Here are several points you should research when considering a private loan:

  • What is the interest rate; is it fixed or variable; is the rate capped?
  • What fees must be paid for this loan and when are they due?
  • How will I receive my loan funds?
  • When does repayment begin and is there a grace period?
  • What will my monthly payment be?
  • What will be the total cost if I use the full repayment period?
  • Are there penalties for early repayment? 
  • Are there deferment or forbearance options?
  • Is the loan program well-established?

Most private loan programs require our office to certify your eligibility before approving your loan. If you receive financial aid, you must notify our office of any private loans you borrow as it may affect your aid eligibility.

Self-Certification Form

Regardless of which private loan program you choose, you will need to complete a self-certification form before receiving your first disbursement of loan funds. Your lender will probably provide this form to you during the application process. You can also go here to download the Private Education Loan Applicant Self-Certification form.

In Section 2 of the self-certification form, you will be asked to provide the following three dollar amounts:

A. Student's cost of attendance for the period of enrollment covered by the loan
B. Estimated financial assistance
C. Difference between amounts A and B

You can find the amounts for items A and B on your most recent financial aid award letter (available in Axess). For item A, use the figure listed for Total Expenses mid-way down the left-hand column. For item B, find the line labeled Total Financial Support; use the figure shown in bold at the right-hand margin of this line.

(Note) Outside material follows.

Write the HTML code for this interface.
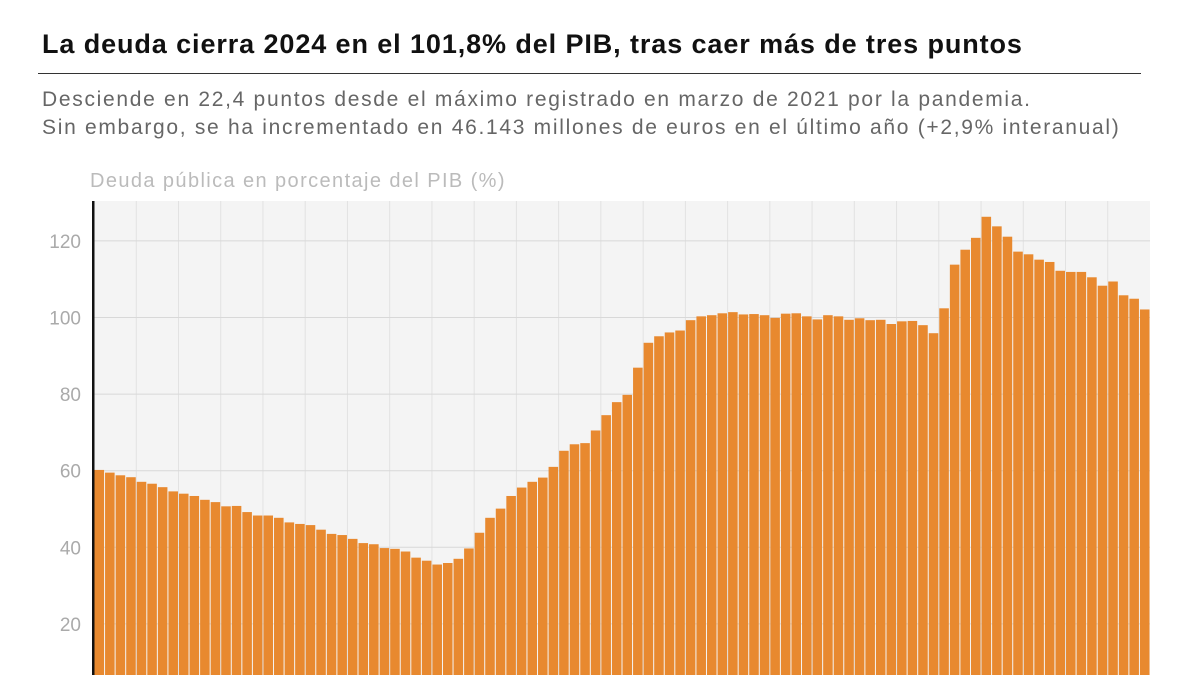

If you have trouble locating these figures, you may contact the Financial Aid Office for assistance.

Final Disclosure and Right-to-Cancel Period

Under the federal Truth in Lending Act (TILA), your lender must provide you with a finalized disclosure statement after you have signed your promissory note. The final disclosure statement confirms the terms and conditions of your loan.

At the time that this final disclosure is delivered, your "right-to-cancel" period begins. During this period of six business days, you may cancel the loan by contacting the lender. The lender cannot release the first disbursement of your loan funds until the end of the right-to-cancel period.